In Athlone the River Shannon has returned to record 2009 levels
The Taoiseach is making a public appearance in the Midlands today to see the flood damage first hand.
Enda Kenny has been criticised by the opposition for not being more visible since storm Frank hit.
In Athlone the River Shannon has returned to record 2009 levels.
Many parts of the country are still under water today, while around 3,000 people have been left without power.
A majority of the outages are in Co Cork.
Other ongoing outages are reported in Enniscorthy in Co Wexford, Skerries in Co Dublin, and a number of other locations around the country.
Many parts of the West, South and North-West are still heavily flooded after Storm Frank passed over Ireland on Tuesday and Wednesday.
The continuing poor conditions are hampering the repair efforts, the ESB says.

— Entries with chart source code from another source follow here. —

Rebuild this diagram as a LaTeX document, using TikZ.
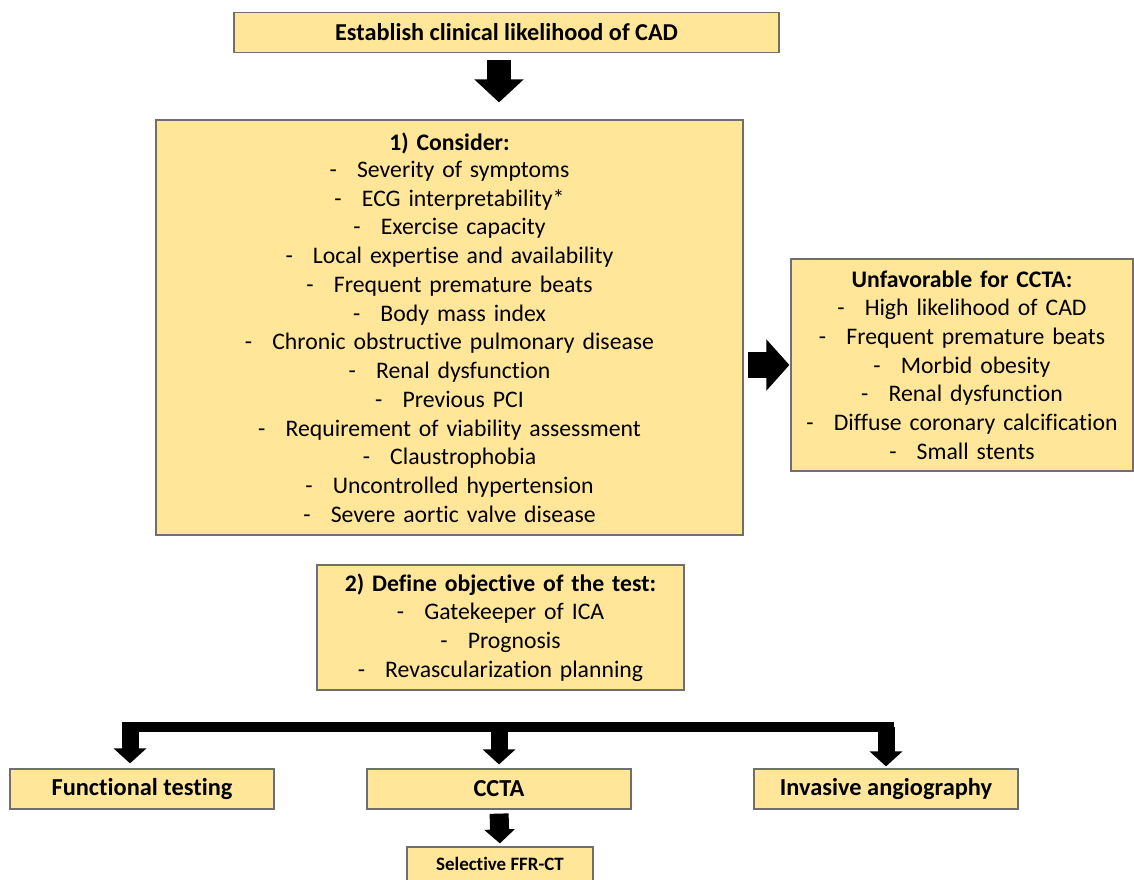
\documentclass[tikz,border=0pt]{standalone}
\usepackage{fontspec}
\setmainfont{Carlito}[Ligatures=NoCommon]
\usetikzlibrary{arrows.meta}
\definecolor{BoxFill}{HTML}{FFE699}
\definecolor{BoxLine}{HTML}{6F6F6F}
\newlength{\pxu}
\setlength{\pxu}{0.75pt}
\newcommand{\itm}[1]{-\hspace{0.85em}#1}

\begin{document}
\begin{tikzpicture}[x=0.75pt,y=-0.75pt,
  box/.style={draw=BoxLine,line width=0.9pt,fill=BoxFill,inner sep=0pt,align=center,
    font=\fontsize{17.8}{21.55}\selectfont},
  blockarrow/.style n args={3}{line width=#1pt,-{Triangle[width=#2pt,length=#3pt]}},
  bar/.style={line width=7.5pt}]
\useasboundingbox (0,0) rectangle (1134,879);

\node[box,minimum width=545\pxu,minimum height=40\pxu,font=\fontsize{18.2}{22}\selectfont] (likelihood) at (506.5,32.5)
  {\textbf{Establish clinical likelihood of CAD}};

\node[box,text width=587\pxu,minimum height=415\pxu] (consider) at (449.5,327.5)
  {\textbf{1) Consider:}\\[-1pt]
   \itm{Severity of symptoms}\\
   \itm{ECG interpretability*}\\
   \itm{Exercise capacity}\\
   \itm{Local expertise and availability}\\
   \itm{Frequent premature beats}\\
   \itm{Body mass index}\\
   \itm{Chronic obstructive pulmonary disease}\\
   \itm{Renal dysfunction}\\
   \itm{Previous PCI}\\
   \itm{Requirement of viability assessment}\\
   \itm{Claustrophobia}\\
   \itm{Uncontrolled hypertension}\\
   \itm{Severe aortic valve disease}};

\node[box,text width=342\pxu,minimum height=212\pxu] (unfav) at (962,365)
  {\textbf{Unfavorable for CCTA:}\\
   \itm{High likelihood of CAD}\\
   \itm{Frequent premature beats}\\
   \itm{Morbid obesity}\\
   \itm{Renal dysfunction}\\
   \itm{Diffuse coronary calcification}\\
   \itm{Small stents}};

\node[box,text width=367\pxu,minimum height=125\pxu] (objective) at (500.5,627.5)
  {\textbf{2) Define objective of the test:}\\
   \itm{Gatekeeper of ICA}\\
   \itm{Prognosis}\\
   \itm{Revascularization planning}};

\node[box,minimum width=264\pxu,minimum height=40\pxu,font=\fontsize{18.3}{22}\selectfont] (functional) at (142,789) {\textbf{Functional testing}};
\node[box,minimum width=264\pxu,minimum height=40\pxu,font=\fontsize{18.3}{22}\selectfont] (ccta) at (499,789) {\textbf{CCTA}};
\node[box,minimum width=264\pxu,minimum height=40\pxu,font=\fontsize{18.3}{22}\selectfont] (invasive) at (886,789) {\textbf{Invasive angiography}};
\node[box,minimum width=186\pxu,minimum height=34\pxu,font=\fontsize{14.2}{17}\selectfont] (ffr) at (500,864)
  {\textbf{Selective FFR-CT}};

\coordinate (mid) at (499,0);
\coordinate (bL) at (130,727);
\coordinate (bR) at (886,727);

\draw[blockarrow={18}{36}{17.25},shorten <=7\pxu,shorten >=17\pxu] (likelihood.south -| mid) -- (consider.north -| mid);
\draw[blockarrow={19.5}{37.5}{17.25},shorten <=4\pxu,shorten >=1\pxu] (unfav.west -| consider.east) -- (unfav.west);

\draw[bar,shorten <=-8\pxu,shorten >=-8\pxu] (bL) -- (bR);
\draw[blockarrow={12.75}{24}{11.25},shorten >=5\pxu] (bL) -- (functional.north -| bL);
\draw[blockarrow={12.75}{24}{11.25},shorten >=4\pxu] (bL -| ccta) -- (ccta.north);
\draw[blockarrow={12.75}{24}{11.25},shorten >=2\pxu] (bR) -- (invasive.north);
\draw[blockarrow={14.25}{22.5}{10.5},shorten <=4\pxu,shorten >=3\pxu] (ccta.south) -- (ffr.north);
\end{tikzpicture}
\end{document}
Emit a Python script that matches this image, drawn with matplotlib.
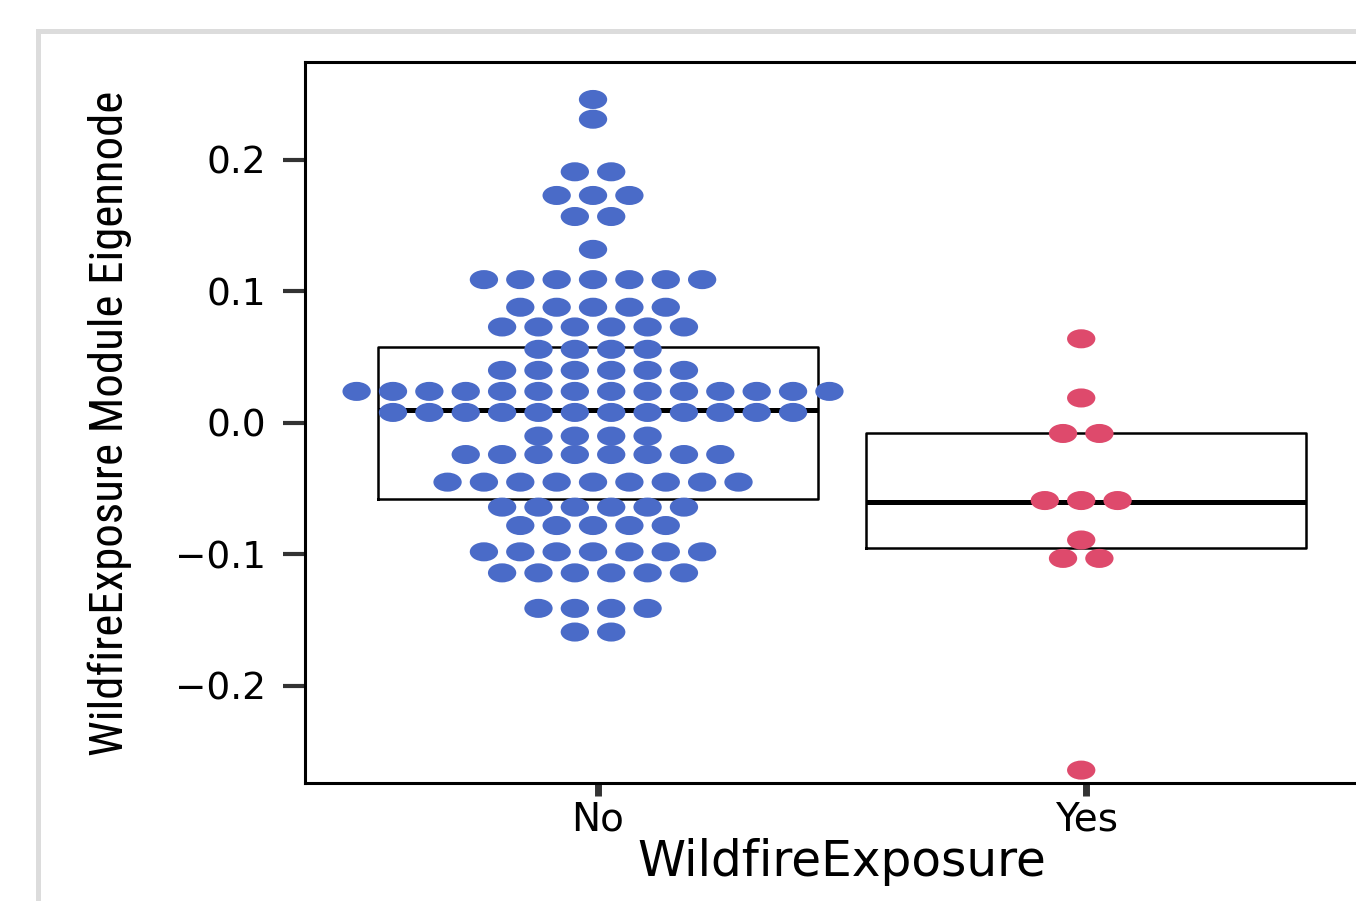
import numpy as np
import matplotlib.pyplot as plt
from matplotlib import font_manager
from matplotlib.patches import Ellipse, Rectangle

# groups on the x axis
categories = ["No", "Yes"]
dot_colors = ["#4A6BC8", "#DE4A6C"]

# dotplot bins: bin centre (eigennode value) and number of samples in the bin
no_levels = [0.246, 0.231, 0.191, 0.173, 0.157, 0.132, 0.109, 0.088, 0.073, 0.056, 0.040,
             0.024, 0.008, -0.010, -0.024, -0.045, -0.064, -0.078, -0.098, -0.114, -0.141, -0.159]
no_counts = [1, 1, 2, 3, 2, 1, 7, 5, 6, 4, 6,
             14, 12, 4, 8, 9, 6, 5, 7, 6, 4, 2]
yes_levels = [0.064, 0.019, -0.008, -0.059, -0.089, -0.103, -0.264]
yes_counts = [1, 1, 2, 3, 1, 2, 1]

# box statistics (no whiskers drawn in the original)
box_q1 = [-0.058, -0.095]
box_median = [0.010, -0.060]
box_q3 = [0.058, -0.008]

W, H, DPI = 1356, 901, 100
fig = plt.figure(figsize=(W / DPI, H / DPI), dpi=DPI)

# light grey panel frame from the surrounding page
fig.add_artist(Rectangle((37.5 / W, -0.2), 1.5, 1 - 30.5 / H + 0.2,
                         transform=fig.transFigure, fill=False,
                         edgecolor="#dcdcdc", lw=3.6))

ax = fig.add_axes([305 / W, 1 - 783 / H, (1379 - 305) / W, (783 - 62) / H])

stats = []
for q1, med, q3 in zip(box_q1, box_median, box_q3):
    stats.append(dict(med=med, q1=q1, q3=q3, whislo=q1, whishi=q3, fliers=[]))
ax.bxp(stats, positions=[1, 2], widths=0.9, showcaps=False, showfliers=False,
       boxprops=dict(color="black", lw=1.8),
       medianprops=dict(color="black", lw=3.6, solid_capstyle="butt"),
       whiskerprops=dict(lw=0), zorder=2)

# stacked dots, centred on each group
dot_w, dot_h, step, shift = 0.058, 0.0145, 0.0745, -0.01
groups = [(no_levels, no_counts), (yes_levels, yes_counts)]
for i, (levels, counts) in enumerate(groups):
    for lev, n in zip(levels, counts):
        xs = i + 1 + shift + (np.arange(n) - (n - 1) / 2) * step
        for x in xs:
            ax.add_patch(Ellipse((x, lev), dot_w, dot_h, facecolor=dot_colors[i],
                                 edgecolor="none", zorder=3))

ax.set_xlim(0.4, 2.6)
ax.set_ylim(-0.2738, 0.2745)
ax.set_xticks([1, 2])
ax.set_xticklabels(categories)
ax.set_yticks([-0.2, -0.1, 0.0, 0.1, 0.2])
ax.set_yticklabels(["\u22120.2", "\u22120.1", "0.0", "0.1", "0.2"])

for s in ax.spines.values():
    s.set_linewidth(2.2)
    s.set_color("black")
ax.tick_params(axis="y", length=16, width=3, color="#333333", pad=12,
               labelsize=27, labelcolor="black")
ax.tick_params(axis="x", length=9.5, width=5, color="#333333", pad=3,
               labelsize=28, labelcolor="black")
for lab in ax.get_xticklabels() + ax.get_yticklabels():
    lab.set_family(["DejaVu Sans"])

ax.set_xlabel("WildfireExposure", fontsize=35, family=["DejaVu Sans"], labelpad=0)

# narrow font for the y title if one is installed
names = {f.name for f in font_manager.fontManager.ttflist}
ylab_font = ["DejaVu Sans"]
for cand in ["Liberation Sans Narrow", "DejaVu Sans Condensed", "Roboto Condensed"]:
    if cand in names:
        ylab_font = [cand]
        break
ylab = ax.set_ylabel("WildfireExposure Module Eigennode", fontsize=26,
                     family=ylab_font)
ax.yaxis.set_label_coords(-(305 - 110) / (1379 - 305), 0.5 - 1 / 721)
ylab.set_verticalalignment("center")

# scale the y title so it spans the same height as in the original (~665 px)
r = fig.canvas.get_renderer()
h = ylab.get_window_extent(r).height
ylab.set_fontsize(26 * 665 / h)

fig.savefig("out.png", dpi=DPI)
plt.close(fig)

Details of affected areas can be found on the ESB Power Check website.
ESB Networks is reminding people never to go near or touch fallen electricity lines, and to contact 1850-372-999 if they come across any fallen poles or lines.
Met Éireann forecaster Joan Blackburn says we have been stuck in a series of storms, affecting the same areas repeatedly:
Emergency services are advising people in areas affected by flooding to avoid non-essential journeys and to be careful if driving in flooded areas.
The Coast Guard yesterday dealt with a number of call outs in Dublin where people had gotten into difficulty in coastal areas.
Meanwhile Clare County Council says that water levels on the Lower River Shannon at Springfield, Clonlara, reached peak 2009 levels during Wednesday afternoon, but have since receded.
The Council adds that ESB has confirmed they are intending to keep spill rate at Parteen Weir at its current level of 440 cubic metres per second.
It is feared the levels in Lough Derg may reach those seen in 2009 in the coming days and, as a result, the flow through Parteen Weir may also increase to 2009 levels in the coming days.
Limerick County Council says staff are continuing pumping operations in Castleconnell and Montpelier, and flood defences are being maintained in flood prone locations along the River Shannon.
The Red Cross have confirmed that 125 businesses have applied for flood relief funding.
So far more than €300,000 has been paid out according to Secretary General of the Irish Red Cross Liam O'Dwyer.
Meanwhile, the Minister of State at the Office of Public Works says no politician can promise that flooding won't happen again.
Simon Harris said a national capital flood plan is in place but it will take several years to implement.
Speaking to Breakfast, Deputy Harris said "I can't promise, and no politician can promise, that this isn't going to happen again. We have to tell the truth here, we have to level with people.
"The reality is these sort of schemes take a number of years to deliver, and until they're delivered there are communities in this country at risk of flooding. That is a statement of fact, and we have to do everything to mitigate against that risk," he added.